野田総理は「言行不一致」と言われはじめました。
私がそれを感じたのは、組閣直後にマスコミを引き連れて散髪屋に行った時のことでした。
おそらく『1,000円カット』に通う姿を取材させて庶民的な所をアピールしたかったのでしょう。
総理は財務大臣の時も、代表選挙でも、国会での所信表明でも、以下のような力強い演説を繰り返しています。
「景気の回復にはデフレからの脱却が必要」
『1,000円カット』の是非は次回に譲りますが、理容組合加盟店で調髪をすれば約3,000円が適正価格です。『1,000円カット』はデフレを象徴する「価格破壊」であることは間違いありません。人口密集地域だけで通用する商業形態です。
さて、政府では2012年度予算の作業が始まっています。
世界経済において、日本経済に求められるのは「超円高」の打撃を和らげる大幅な国内需要の拡大です。
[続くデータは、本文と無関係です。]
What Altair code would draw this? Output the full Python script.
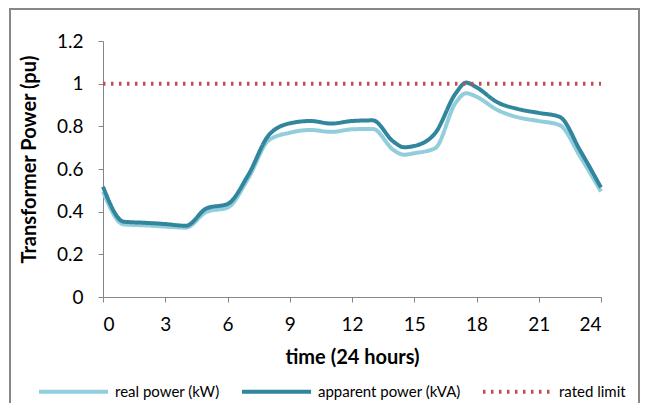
import altair as alt
import pandas as pd

hours = [0, 1, 2, 3, 4, 5, 6, 7, 8, 9, 10, 11, 12, 13, 14, 14.5, 15, 16, 17, 17.5, 18, 19, 20, 21, 22, 23, 24]
real_kw = [0.494, 0.34, 0.336, 0.33, 0.325, 0.40, 0.419, 0.556, 0.736, 0.77, 0.783, 0.774, 0.786, 0.788,
           0.689, 0.667, 0.674, 0.697, 0.911, 0.955, 0.939, 0.877, 0.842, 0.825, 0.806, 0.658, 0.494]
apparent_kva = [0.517, 0.353, 0.348, 0.342, 0.334, 0.416, 0.436, 0.572, 0.76, 0.814, 0.825, 0.813, 0.825, 0.828,
                0.728, 0.702, 0.708, 0.767, 0.955, 1.005, 0.983, 0.913, 0.881, 0.863, 0.845, 0.686, 0.513]
limit_hours = [0, 24]
limit_values = [1, 1]

series_names = ["real power (kW)", "apparent power (kVA)", "rated limit"]
series_colors = ["#92CDDC", "#31859C", "#C0504D"]

rows = []
for h, v in zip(hours, real_kw):
    rows.append({"time": h, "value": v, "series": series_names[0]})
for h, v in zip(hours, apparent_kva):
    rows.append({"time": h, "value": v, "series": series_names[1]})
for h, v in zip(limit_hours, limit_values):
    rows.append({"time": h, "value": v, "series": series_names[2]})
df = pd.DataFrame(rows)

FONT = "Lato"


def make_legend():
    return alt.Legend(title=None, orient="none", direction="horizontal",
                      legendX=-66, legendY=314, symbolType="stroke",
                      symbolSize=4761, symbolStrokeWidth=4, labelOffset=5,
                      columnPadding=14, labelFont=FONT, labelFontSize=15,
                      labelColor="#000000")


lines = alt.Chart(df).mark_line(interpolate="monotone").encode(
    x=alt.X("time:Q", scale=alt.Scale(domain=[0, 24], nice=False),
            axis=alt.Axis(values=list(range(0, 25, 3)), title="time (24 hours)",
                          titleY=66, titleBaseline="alphabetic")),
    y=alt.Y("value:Q", scale=alt.Scale(domain=[0, 1.2], nice=False),
            axis=alt.Axis(values=[0, 0.2, 0.4, 0.6, 0.8, 1, 1.2], format="~g",
                          title="Transformer Power (pu)", titleX=-64, titleY=118)),
    color=alt.Color("series:N", scale=alt.Scale(domain=series_names, range=series_colors),
                    sort=series_names, legend=make_legend()),
    strokeDash=alt.StrokeDash("series:N", scale=alt.Scale(domain=series_names,
                                                          range=[[1, 0], [1, 0], [2.5, 5.5]]),
                              sort=series_names, legend=make_legend()),
    strokeWidth=alt.StrokeWidth("series:N", scale=alt.Scale(domain=series_names, range=[4, 4, 3]),
                                legend=None),
    order=alt.Order("series:N"),
)

frame = alt.Chart(pd.DataFrame({"a": [0]})).mark_rect(
    fill=None, stroke="#878787", strokeWidth=2
).encode(
    x=alt.value(-93), x2=alt.value(536), y=alt.value(-32), y2=alt.value(380)
)

chart = alt.layer(frame, lines).properties(
    width=498, height=256,
    padding={"left": 95, "top": 33, "right": 40, "bottom": 106},
    autosize=alt.AutoSizeParams(type="none"),
).configure_view(stroke=None).configure_axis(
    grid=False, domainColor="#868686", tickColor="#868686", tickSize=5,
    labelFont=FONT, labelFontSize=19, labelColor="#000000",
    titleFont=FONT, titleFontSize=20, titleFontWeight="bold", titleColor="#000000",
).configure_axisX(labelPadding=13).configure_axisY(labelPadding=15)

chart.save("out.html", embed_options={"renderer": "svg", "actions": False})
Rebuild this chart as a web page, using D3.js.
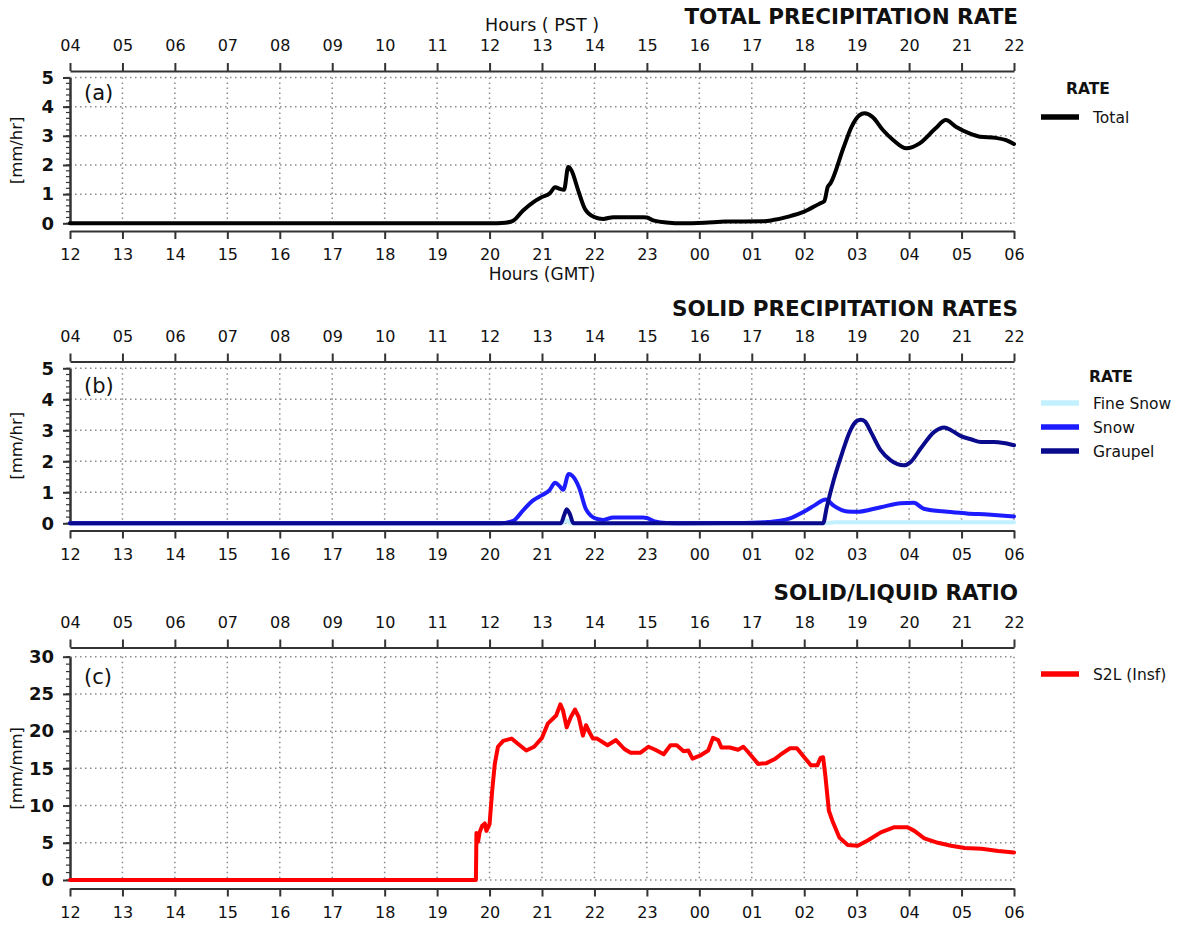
<!DOCTYPE html>
<html>
<head>
<meta charset="utf-8">
<script src="https://cdn.jsdelivr.net/npm/d3@7"></script>
<style>
  html, body { margin: 0; padding: 0; background: #fff; }
  svg { display: block; }
  text { font-family: "DejaVu Sans", sans-serif; fill: #111; }
</style>
</head>
<body>
<script>
// ---------------- DATA ----------------
const gmtLabels = ["12","13","14","15","16","17","18","19","20","21","22","23","00","01","02","03","04","05","06"];
const pstLabels = ["04","05","06","07","08","09","10","11","12","13","14","15","16","17","18","19","20","21","22"];
const rateTicks = [0, 1, 2, 3, 4, 5];
const ratioTicks = [0, 5, 10, 15, 20, 25, 30];

// [GMT hour (continuing past 24), value]
const totalRate = [[12,0],[20.0,0],[20.3,0.02],[20.45,0.09],[20.64,0.44],[20.83,0.72],[21.0,0.9],[21.15,1.03],[21.25,1.24],[21.34,1.18],[21.42,1.15],[21.5,1.93],[21.56,1.82],[21.69,1.13],[21.82,0.49],[22.0,0.21],[22.17,0.15],[22.36,0.21],[22.93,0.21],[23.0,0.2],[23.12,0.1],[23.37,0.03],[23.7,0.0],[24.1,0.02],[24.5,0.06],[25.2,0.07],[25.4,0.11],[25.7,0.23],[26.0,0.4],[26.3,0.68],[26.38,0.75],[26.45,1.25],[26.5,1.37],[26.75,2.6],[26.9,3.3],[27.05,3.7],[27.15,3.77],[27.3,3.65],[27.5,3.2],[27.7,2.85],[27.95,2.57],[28.2,2.74],[28.5,3.25],[28.7,3.54],[28.9,3.3],[29.15,3.08],[29.35,2.97],[29.65,2.93],[29.85,2.85],[30.0,2.72]];

const fineSnowRate = [[12,0],[21.38,0],[21.47,0.1],[21.56,0],[26.4,0],[26.6,0.03],[30,0.03]];

const snowRate = [[12,0],[20.2,0],[20.45,0.08],[20.64,0.42],[20.83,0.74],[21.0,0.91],[21.14,1.06],[21.25,1.31],[21.34,1.19],[21.4,1.08],[21.51,1.59],[21.58,1.53],[21.71,1.14],[21.84,0.45],[22.03,0.15],[22.17,0.11],[22.36,0.19],[22.93,0.19],[23.0,0.17],[23.15,0.06],[23.37,0.01],[23.7,0],[24.5,0.01],[25.0,0.02],[25.3,0.04],[25.54,0.08],[25.73,0.16],[26.0,0.38],[26.19,0.57],[26.41,0.77],[26.56,0.57],[26.82,0.38],[27.0,0.37],[27.46,0.52],[27.84,0.65],[28.09,0.66],[28.28,0.47],[28.73,0.37],[29.1,0.32],[29.5,0.28],[30.0,0.22]];

const graupelRate = [[12,0],[21.36,0],[21.42,0.25],[21.47,0.45],[21.53,0.3],[21.6,0],[26.36,0],[26.43,0.52],[26.56,1.38],[26.72,2.25],[26.88,3.0],[27.0,3.3],[27.08,3.34],[27.16,3.28],[27.27,2.95],[27.46,2.35],[27.65,2.03],[27.9,1.87],[28.03,1.98],[28.22,2.41],[28.48,2.95],[28.67,3.09],[28.8,3.0],[28.99,2.81],[29.18,2.71],[29.37,2.62],[29.62,2.62],[29.8,2.59],[30.0,2.52]];

const s2lRatio = [[12,0],[19.74,0],[19.75,6.3],[19.78,5.1],[19.81,6.4],[19.86,7.3],[19.91,7.6],[19.94,6.6],[20.0,7.5],[20.05,12.0],[20.1,15.6],[20.16,17.9],[20.26,18.7],[20.42,19.0],[20.54,18.3],[20.7,17.4],[20.85,17.9],[21.0,19.1],[21.11,21.0],[21.27,22.1],[21.35,23.6],[21.4,22.8],[21.47,20.5],[21.55,21.9],[21.63,22.9],[21.7,21.9],[21.78,19.4],[21.84,20.8],[21.9,19.9],[21.97,19.0],[22.05,19.0],[22.25,18.1],[22.41,18.8],[22.57,17.6],[22.69,17.1],[22.88,17.1],[23.03,17.9],[23.16,17.5],[23.32,16.9],[23.45,18.1],[23.57,18.1],[23.7,17.3],[23.79,17.4],[23.87,16.3],[24.01,16.7],[24.17,17.4],[24.26,19.1],[24.36,18.8],[24.42,17.8],[24.58,17.8],[24.74,17.5],[24.84,17.9],[24.93,17.2],[25.12,15.6],[25.28,15.7],[25.45,16.3],[25.54,16.8],[25.73,17.7],[25.86,17.7],[26.0,16.5],[26.13,15.4],[26.25,15.4],[26.31,16.4],[26.36,16.5],[26.4,14.2],[26.47,9.3],[26.54,7.9],[26.67,5.7],[26.83,4.7],[27.02,4.6],[27.21,5.3],[27.46,6.4],[27.72,7.1],[27.97,7.1],[28.1,6.6],[28.29,5.6],[28.55,5.0],[28.8,4.6],[29.06,4.3],[29.38,4.2],[29.7,3.9],[30.0,3.7]];

// ---------------- CHART ----------------
const W = 1188, H = 928;
const svg = d3.select("body").append("svg").attr("width", W).attr("height", H);
svg.append("rect").attr("width", W).attr("height", H).attr("fill", "#fff");

const x = d3.scaleLinear().domain([12, 30]).range([70, 1014]);
const tickHours = d3.range(12, 31);
const AX = "#333";
const GRID = "#8a8a8a";

function panel(cfg) {
  const y = d3.scaleLinear().domain([0, cfg.yMax]).range([cfg.y0, cfg.yTop]);
  const g = svg.append("g");

  // grid
  g.append("g").selectAll("line").data(tickHours.slice(1)).join("line")
    .attr("x1", d => x(d)).attr("x2", d => x(d))
    .attr("y1", y(cfg.yMax)).attr("y2", y(0))
    .attr("stroke", GRID).attr("stroke-width", 1.5).attr("stroke-dasharray", "1.5,3.5");
  g.append("g").selectAll("line").data(cfg.yTicks).join("line")
    .attr("x1", x(12)).attr("x2", x(30))
    .attr("y1", d => y(d)).attr("y2", d => y(d))
    .attr("stroke", GRID).attr("stroke-width", 1.5).attr("stroke-dasharray", "1.5,3.5");

  // top axis (PST)
  const top = g.append("g").attr("transform", `translate(0,${cfg.axTop})`)
    .call(d3.axisTop(x).tickValues(tickHours).tickFormat((d, i) => pstLabels[i])
      .tickSize(8).tickSizeOuter(0).tickPadding(12));
  // bottom axis (GMT)
  const bot = g.append("g").attr("transform", `translate(0,${cfg.axBot})`)
    .call(d3.axisBottom(x).tickValues(tickHours).tickFormat((d, i) => gmtLabels[i])
      .tickSize(8).tickSizeOuter(0).tickPadding(10));
  [top, bot].forEach(a => {
    a.select(".domain").attr("stroke", AX).attr("stroke-width", 2.2);
    a.selectAll(".tick line").attr("stroke", AX).attr("stroke-width", 2);
    a.selectAll("text").attr("font-family", "DejaVu Sans").attr("font-size", 16).attr("fill", "#111");
  });

  // left axis
  const minor = d3.range(0, cfg.yMax + 1e-9, cfg.minorStep);
  g.append("g").selectAll("line").data(minor).join("line")
    .attr("x1", 66).attr("x2", 70).attr("y1", d => y(d)).attr("y2", d => y(d))
    .attr("stroke", AX).attr("stroke-width", 1.2);
  const left = g.append("g").attr("transform", `translate(70,0)`)
    .call(d3.axisLeft(y).tickValues(cfg.yTicks).tickFormat(d3.format("d"))
      .tickSize(7).tickSizeOuter(0).tickPadding(9));
  left.select(".domain").attr("stroke", AX).attr("stroke-width", 2.5);
  left.selectAll(".tick line").attr("stroke", AX).attr("stroke-width", 2);
  left.selectAll("text").attr("font-family", "DejaVu Sans").attr("font-size", 18)
    .attr("font-weight", "bold").attr("fill", "#111");

  // y label
  svg.append("text")
    .attr("transform", `translate(22,${(y(0) + y(cfg.yMax)) / 2}) rotate(-90)`)
    .attr("text-anchor", "middle").attr("font-size", 16.5).text(cfg.yLabel);

  // panel letter
  svg.append("text").attr("x", 84).attr("y", cfg.letterY).attr("font-size", 21).text(cfg.letter);

  // title
  svg.append("text").attr("x", 1018).attr("y", cfg.titleY).attr("text-anchor", "end")
    .attr("font-size", 21.5).attr("font-weight", "bold").text(cfg.title);

  // series
  cfg.series.forEach(s => {
    const line = d3.line().x(d => x(d[0])).y(d => y(d[1]))
      .curve(s.linear ? d3.curveLinear : d3.curveMonotoneX);
    g.append("path").datum(s.data).attr("d", line).attr("fill", "none")
      .attr("stroke", s.color).attr("stroke-width", s.width || 4)
      .attr("stroke-linejoin", "round").attr("stroke-linecap", "round");
  });

  // legend
  if (cfg.legendTitle) {
    svg.append("text").attr("x", cfg.legendTitleX).attr("y", cfg.legendTitleY)
      .attr("font-size", 15.5).attr("font-weight", "bold").text(cfg.legendTitle);
  }
  cfg.series.forEach((s, i) => {
    const ly = cfg.legendY[i];
    svg.append("line").attr("x1", 1041).attr("x2", 1079).attr("y1", ly).attr("y2", ly)
      .attr("stroke", s.color).attr("stroke-width", 5.5);
    svg.append("text").attr("x", 1093).attr("y", ly + 5.5).attr("font-size", 15.5).text(s.name);
  });
  return y;
}

// Panel (a)
panel({
  yMax: 5, yTicks: rateTicks, minorStep: 0.2, yTop: 77.5, y0: 223.3, axTop: 71, axBot: 231,
  yLabel: "[mm/hr]", letter: "(a)", letterY: 100, title: "TOTAL PRECIPITATION RATE", titleY: 24,
  legendTitle: "RATE", legendTitleX: 1066, legendTitleY: 93.5, legendY: [117],
  series: [{ name: "Total", data: totalRate, color: "#000" }]
});
svg.append("text").attr("x", 542).attr("y", 31).attr("text-anchor", "middle")
  .attr("font-size", 17.5).text("Hours ( PST )");
svg.append("text").attr("x", 542).attr("y", 280).attr("text-anchor", "middle")
  .attr("font-size", 17).text("Hours (GMT)");

// Panel (b)
panel({
  yMax: 5, yTicks: rateTicks, minorStep: 0.2, yTop: 368.3, y0: 523.3, axTop: 361.5, axBot: 530.5,
  yLabel: "[mm/hr]", letter: "(b)", letterY: 393, title: "SOLID PRECIPITATION RATES", titleY: 316,
  legendTitle: "RATE", legendTitleX: 1089, legendTitleY: 381.5, legendY: [403, 427, 451],
  series: [
    { name: "Fine Snow", data: fineSnowRate, color: "#c2f0ff" },
    { name: "Snow", data: snowRate, color: "#1c1cff" },
    { name: "Graupel", data: graupelRate, color: "#0a0a8c" }
  ]
});

// Panel (c)
panel({
  yMax: 30, yTicks: ratioTicks, minorStep: 1, yTop: 656.7, y0: 880, axTop: 647.5, axBot: 888.5,
  yLabel: "[mm/mm]", letter: "(c)", letterY: 684, title: "SOLID/LIQUID RATIO", titleY: 600,
  legendTitle: null, legendY: [674],
  series: [{ name: "S2L (Insf)", data: s2lRatio, color: "#ff0000", linear: true }]
});
</script>
</body>
</html>
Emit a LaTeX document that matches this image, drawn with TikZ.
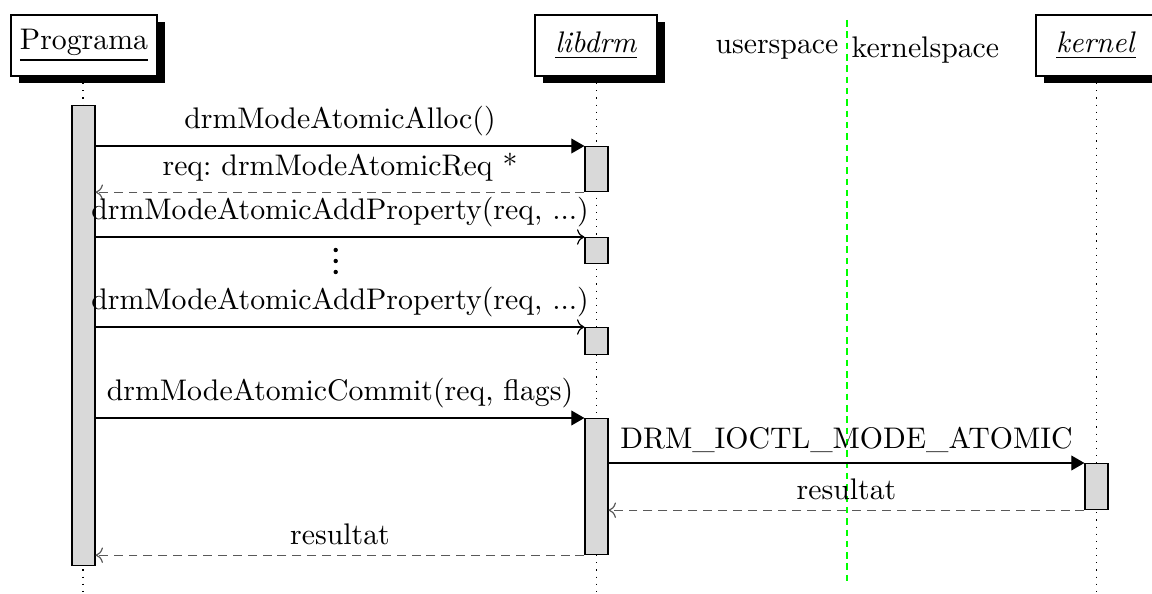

積極財政で内需拡大に努めなければなりません。
そのための中心的課題は「デフレ脱却」です。
政府債務残高対GDP(国内総生産)比で見た我が国の財政事情は、先進国で最も悪いのですが、ギリシャや米国のような信用不安は起きていません。金利も超低空飛行が続いています。
これは、日本が国債の9割以上を国内で消化しており、経常利益が黒字であり、世界最大の債権を保有する純債権国であるからです。
世界的な評価としては、日本は財政危機の国ではありません。
今やるべきことは、積極財政による内需の拡大です。一時的に財政赤字が増えて遠回りのようですが、デフレ脱却が適い、税収が増えて、中期的には財政健全化も進むでしょう。
野田総理は「言行不一致」と言われないように『1,000円カット』等には行かず、正面からデフレ脱却に向けた政策を実行し、景気回復に結びつけて欲しいと思います。